## Data extract
-- -- --

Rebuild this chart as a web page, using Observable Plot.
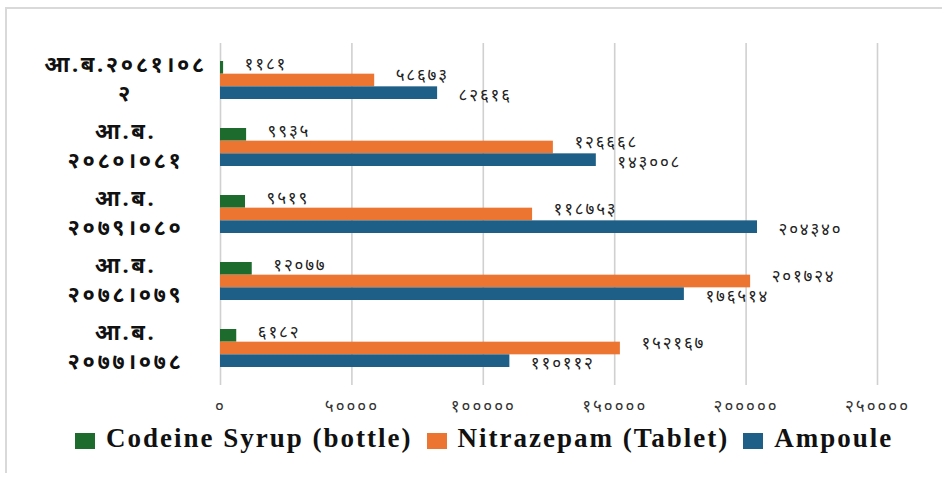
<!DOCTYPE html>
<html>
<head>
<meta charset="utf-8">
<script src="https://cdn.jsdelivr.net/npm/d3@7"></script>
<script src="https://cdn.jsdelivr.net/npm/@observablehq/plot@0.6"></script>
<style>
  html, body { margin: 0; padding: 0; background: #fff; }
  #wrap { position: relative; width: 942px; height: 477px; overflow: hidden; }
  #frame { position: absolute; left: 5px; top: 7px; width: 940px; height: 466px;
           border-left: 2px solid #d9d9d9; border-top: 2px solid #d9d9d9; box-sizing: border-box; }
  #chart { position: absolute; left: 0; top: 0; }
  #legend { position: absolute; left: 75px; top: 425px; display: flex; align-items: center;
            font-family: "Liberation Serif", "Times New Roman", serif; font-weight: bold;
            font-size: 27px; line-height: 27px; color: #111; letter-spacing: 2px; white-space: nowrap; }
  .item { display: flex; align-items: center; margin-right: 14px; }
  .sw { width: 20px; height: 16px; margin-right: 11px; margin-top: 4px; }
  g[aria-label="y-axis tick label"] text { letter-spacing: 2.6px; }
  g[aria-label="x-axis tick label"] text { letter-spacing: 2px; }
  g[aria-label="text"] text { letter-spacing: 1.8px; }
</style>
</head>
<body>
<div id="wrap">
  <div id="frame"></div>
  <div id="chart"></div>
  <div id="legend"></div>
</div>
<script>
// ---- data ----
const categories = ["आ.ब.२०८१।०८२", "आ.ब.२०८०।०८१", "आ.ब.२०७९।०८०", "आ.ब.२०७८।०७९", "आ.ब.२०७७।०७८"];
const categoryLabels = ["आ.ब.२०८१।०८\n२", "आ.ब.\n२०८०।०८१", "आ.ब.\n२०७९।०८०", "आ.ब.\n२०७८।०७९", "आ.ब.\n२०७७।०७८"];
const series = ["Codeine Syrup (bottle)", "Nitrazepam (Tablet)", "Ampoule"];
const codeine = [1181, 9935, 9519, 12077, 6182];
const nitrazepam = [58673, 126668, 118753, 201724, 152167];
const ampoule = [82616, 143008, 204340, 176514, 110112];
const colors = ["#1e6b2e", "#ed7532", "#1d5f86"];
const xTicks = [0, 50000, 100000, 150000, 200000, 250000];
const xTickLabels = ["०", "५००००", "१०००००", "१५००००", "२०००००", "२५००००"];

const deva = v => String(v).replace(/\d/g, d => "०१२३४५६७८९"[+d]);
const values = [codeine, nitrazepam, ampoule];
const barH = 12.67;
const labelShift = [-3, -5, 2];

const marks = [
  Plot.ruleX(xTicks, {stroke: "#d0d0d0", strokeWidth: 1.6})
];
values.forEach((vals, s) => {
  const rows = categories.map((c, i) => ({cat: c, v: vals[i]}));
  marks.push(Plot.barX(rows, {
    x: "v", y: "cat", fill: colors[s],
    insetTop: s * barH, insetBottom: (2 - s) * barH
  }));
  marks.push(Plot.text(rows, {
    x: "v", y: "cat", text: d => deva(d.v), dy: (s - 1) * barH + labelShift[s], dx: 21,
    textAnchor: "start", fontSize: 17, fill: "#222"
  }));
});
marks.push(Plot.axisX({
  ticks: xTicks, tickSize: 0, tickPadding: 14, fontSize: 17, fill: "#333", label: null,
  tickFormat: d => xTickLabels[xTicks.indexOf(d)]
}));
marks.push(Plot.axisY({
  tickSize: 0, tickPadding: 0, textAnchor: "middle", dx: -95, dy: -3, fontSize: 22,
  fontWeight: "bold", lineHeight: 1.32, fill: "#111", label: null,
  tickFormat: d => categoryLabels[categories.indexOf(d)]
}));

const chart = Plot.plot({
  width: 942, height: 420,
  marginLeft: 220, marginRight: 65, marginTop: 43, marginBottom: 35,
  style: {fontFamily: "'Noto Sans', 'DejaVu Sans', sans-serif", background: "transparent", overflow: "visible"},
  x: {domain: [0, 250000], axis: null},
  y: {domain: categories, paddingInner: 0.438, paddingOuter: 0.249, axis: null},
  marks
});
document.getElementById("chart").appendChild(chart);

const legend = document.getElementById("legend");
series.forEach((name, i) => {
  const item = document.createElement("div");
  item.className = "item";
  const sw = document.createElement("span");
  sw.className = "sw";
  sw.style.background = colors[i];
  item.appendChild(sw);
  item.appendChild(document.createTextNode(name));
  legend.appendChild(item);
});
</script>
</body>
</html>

-- -- --

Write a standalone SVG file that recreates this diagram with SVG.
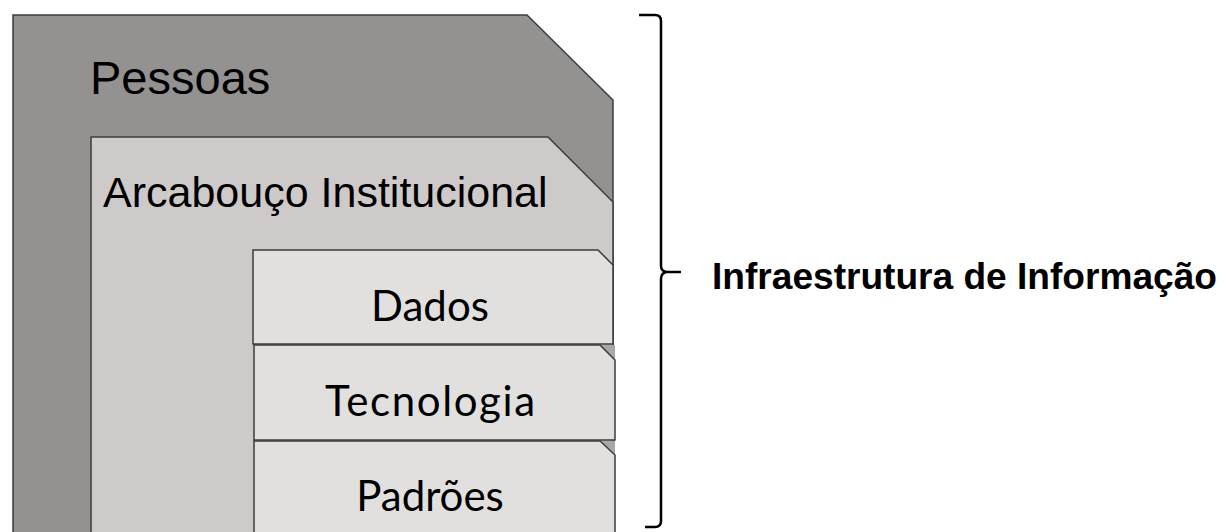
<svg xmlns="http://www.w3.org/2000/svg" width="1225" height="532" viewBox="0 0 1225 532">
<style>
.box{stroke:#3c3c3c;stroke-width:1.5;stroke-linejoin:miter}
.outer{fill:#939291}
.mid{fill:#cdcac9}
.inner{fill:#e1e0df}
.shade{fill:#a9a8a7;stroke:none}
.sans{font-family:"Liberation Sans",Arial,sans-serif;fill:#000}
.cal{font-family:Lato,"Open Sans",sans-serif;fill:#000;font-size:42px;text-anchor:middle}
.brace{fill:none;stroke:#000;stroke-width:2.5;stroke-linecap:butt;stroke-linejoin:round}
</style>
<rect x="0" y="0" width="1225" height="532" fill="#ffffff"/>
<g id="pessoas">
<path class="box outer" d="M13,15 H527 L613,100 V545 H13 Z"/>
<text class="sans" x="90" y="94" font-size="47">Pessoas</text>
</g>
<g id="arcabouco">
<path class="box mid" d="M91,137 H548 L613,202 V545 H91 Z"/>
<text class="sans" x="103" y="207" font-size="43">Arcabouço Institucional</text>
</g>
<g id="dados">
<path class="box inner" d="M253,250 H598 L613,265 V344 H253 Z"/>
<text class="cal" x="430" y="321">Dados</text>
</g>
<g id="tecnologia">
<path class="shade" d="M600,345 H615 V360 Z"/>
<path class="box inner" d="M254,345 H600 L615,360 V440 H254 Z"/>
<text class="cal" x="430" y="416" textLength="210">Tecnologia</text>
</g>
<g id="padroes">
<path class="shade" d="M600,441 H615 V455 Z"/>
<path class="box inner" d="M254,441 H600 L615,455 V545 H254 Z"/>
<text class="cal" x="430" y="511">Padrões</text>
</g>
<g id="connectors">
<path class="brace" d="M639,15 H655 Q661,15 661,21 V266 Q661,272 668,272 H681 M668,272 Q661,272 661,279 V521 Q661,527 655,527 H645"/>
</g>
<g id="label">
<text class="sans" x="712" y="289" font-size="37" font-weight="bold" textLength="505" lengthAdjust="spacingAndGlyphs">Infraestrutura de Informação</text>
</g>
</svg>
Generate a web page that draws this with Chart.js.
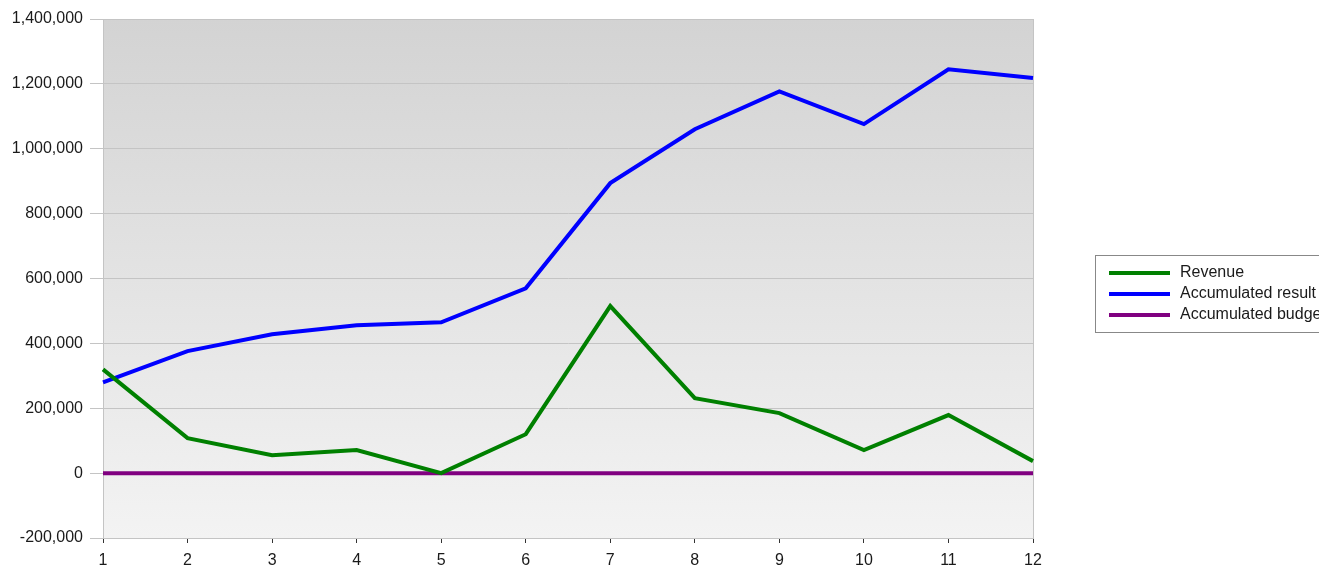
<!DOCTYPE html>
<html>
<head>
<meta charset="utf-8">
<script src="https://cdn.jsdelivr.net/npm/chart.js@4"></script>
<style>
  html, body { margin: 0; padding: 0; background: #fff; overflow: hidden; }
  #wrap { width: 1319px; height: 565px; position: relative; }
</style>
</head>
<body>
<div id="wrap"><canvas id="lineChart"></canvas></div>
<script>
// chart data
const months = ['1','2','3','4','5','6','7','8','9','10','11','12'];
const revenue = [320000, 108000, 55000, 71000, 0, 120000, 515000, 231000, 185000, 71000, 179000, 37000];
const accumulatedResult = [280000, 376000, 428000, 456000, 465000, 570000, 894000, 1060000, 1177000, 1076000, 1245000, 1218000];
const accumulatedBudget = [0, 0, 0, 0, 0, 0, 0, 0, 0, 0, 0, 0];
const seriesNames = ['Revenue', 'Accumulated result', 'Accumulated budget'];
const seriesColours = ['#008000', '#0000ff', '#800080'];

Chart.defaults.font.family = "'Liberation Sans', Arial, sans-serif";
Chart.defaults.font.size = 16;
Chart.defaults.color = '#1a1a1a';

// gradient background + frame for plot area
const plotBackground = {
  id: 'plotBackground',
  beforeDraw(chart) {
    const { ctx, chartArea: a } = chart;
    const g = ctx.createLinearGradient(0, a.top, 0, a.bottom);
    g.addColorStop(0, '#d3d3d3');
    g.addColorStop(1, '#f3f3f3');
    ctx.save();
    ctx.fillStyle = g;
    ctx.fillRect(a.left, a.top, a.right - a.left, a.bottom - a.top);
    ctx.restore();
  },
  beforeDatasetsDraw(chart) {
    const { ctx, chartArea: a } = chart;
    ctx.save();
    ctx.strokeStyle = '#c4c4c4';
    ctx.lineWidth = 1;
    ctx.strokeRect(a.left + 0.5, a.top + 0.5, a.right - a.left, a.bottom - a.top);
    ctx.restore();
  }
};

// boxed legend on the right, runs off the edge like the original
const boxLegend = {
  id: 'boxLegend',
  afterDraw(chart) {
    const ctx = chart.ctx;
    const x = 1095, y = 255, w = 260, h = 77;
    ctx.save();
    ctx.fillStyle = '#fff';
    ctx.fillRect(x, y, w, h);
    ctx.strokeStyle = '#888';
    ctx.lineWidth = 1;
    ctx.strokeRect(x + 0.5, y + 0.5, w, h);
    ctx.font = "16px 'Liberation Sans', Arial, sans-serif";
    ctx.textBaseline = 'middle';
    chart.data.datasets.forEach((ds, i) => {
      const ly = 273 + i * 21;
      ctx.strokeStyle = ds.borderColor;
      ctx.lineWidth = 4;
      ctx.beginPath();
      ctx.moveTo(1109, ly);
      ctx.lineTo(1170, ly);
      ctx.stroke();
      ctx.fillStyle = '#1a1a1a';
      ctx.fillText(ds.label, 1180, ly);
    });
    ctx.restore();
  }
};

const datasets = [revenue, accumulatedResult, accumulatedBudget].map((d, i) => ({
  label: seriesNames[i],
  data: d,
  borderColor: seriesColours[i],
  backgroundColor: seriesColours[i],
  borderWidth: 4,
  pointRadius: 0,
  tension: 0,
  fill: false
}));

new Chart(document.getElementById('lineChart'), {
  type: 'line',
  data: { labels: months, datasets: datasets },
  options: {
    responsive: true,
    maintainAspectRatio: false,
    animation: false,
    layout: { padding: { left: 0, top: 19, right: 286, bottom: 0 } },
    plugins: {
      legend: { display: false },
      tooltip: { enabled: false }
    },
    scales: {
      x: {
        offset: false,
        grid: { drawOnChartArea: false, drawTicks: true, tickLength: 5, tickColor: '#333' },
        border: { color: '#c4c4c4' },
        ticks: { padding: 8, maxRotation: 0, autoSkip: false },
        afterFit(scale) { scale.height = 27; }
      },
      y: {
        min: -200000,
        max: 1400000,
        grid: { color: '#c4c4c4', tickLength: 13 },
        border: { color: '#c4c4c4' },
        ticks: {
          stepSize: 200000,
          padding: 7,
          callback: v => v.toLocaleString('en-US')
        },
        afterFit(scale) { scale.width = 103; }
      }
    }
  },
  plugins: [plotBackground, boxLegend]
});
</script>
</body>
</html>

-- -- --

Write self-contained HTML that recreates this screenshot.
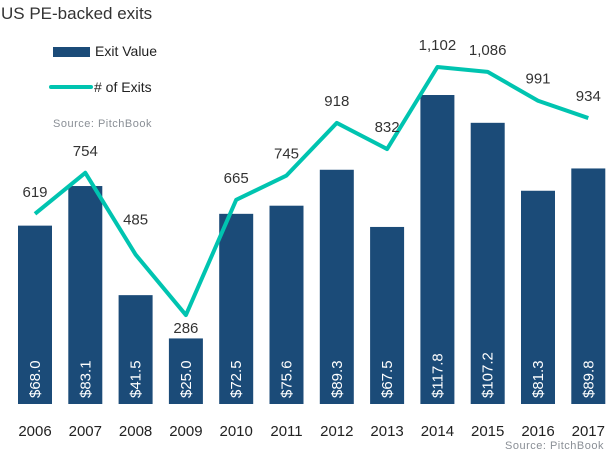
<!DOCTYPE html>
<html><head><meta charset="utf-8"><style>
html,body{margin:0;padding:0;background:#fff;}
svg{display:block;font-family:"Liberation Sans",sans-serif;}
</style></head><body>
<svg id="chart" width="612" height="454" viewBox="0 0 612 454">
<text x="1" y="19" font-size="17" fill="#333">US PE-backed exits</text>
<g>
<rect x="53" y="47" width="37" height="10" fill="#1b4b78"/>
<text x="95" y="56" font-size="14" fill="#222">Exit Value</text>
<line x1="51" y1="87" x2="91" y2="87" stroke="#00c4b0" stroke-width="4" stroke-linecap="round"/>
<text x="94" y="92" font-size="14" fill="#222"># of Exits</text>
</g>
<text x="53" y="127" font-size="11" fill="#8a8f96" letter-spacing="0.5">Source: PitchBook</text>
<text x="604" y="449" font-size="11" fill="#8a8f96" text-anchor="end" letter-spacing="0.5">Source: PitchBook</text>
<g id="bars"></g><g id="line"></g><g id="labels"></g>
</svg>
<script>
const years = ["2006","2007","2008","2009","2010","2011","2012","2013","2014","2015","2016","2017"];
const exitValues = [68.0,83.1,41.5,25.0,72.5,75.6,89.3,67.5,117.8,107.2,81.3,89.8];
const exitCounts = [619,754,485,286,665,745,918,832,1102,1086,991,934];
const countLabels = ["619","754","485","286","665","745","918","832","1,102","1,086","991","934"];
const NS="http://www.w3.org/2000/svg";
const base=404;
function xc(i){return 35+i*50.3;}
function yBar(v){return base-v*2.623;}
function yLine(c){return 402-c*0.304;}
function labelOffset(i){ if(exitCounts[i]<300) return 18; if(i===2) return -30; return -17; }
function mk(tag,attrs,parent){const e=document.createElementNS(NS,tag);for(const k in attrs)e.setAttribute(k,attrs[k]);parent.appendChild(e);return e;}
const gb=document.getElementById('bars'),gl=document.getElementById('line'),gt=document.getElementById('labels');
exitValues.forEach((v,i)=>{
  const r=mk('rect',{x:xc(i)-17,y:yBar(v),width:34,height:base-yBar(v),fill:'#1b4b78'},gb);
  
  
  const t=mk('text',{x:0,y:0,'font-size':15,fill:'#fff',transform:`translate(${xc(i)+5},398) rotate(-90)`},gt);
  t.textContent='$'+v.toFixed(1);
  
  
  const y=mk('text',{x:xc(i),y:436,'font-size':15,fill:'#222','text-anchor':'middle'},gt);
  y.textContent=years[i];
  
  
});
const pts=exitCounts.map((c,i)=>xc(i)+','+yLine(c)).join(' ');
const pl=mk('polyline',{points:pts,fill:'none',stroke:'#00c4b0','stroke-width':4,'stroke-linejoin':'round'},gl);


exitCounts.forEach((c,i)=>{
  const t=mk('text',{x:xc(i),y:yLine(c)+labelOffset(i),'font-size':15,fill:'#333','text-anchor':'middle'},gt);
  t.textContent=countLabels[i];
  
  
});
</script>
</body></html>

-- -- --

## Stated goal
Go through the material line by line. Show each line that contains the string "recreates".

## Correct result
Write a standalone SVG file that recreates this diagram with SVG.
Write self-contained HTML that recreates this screenshot.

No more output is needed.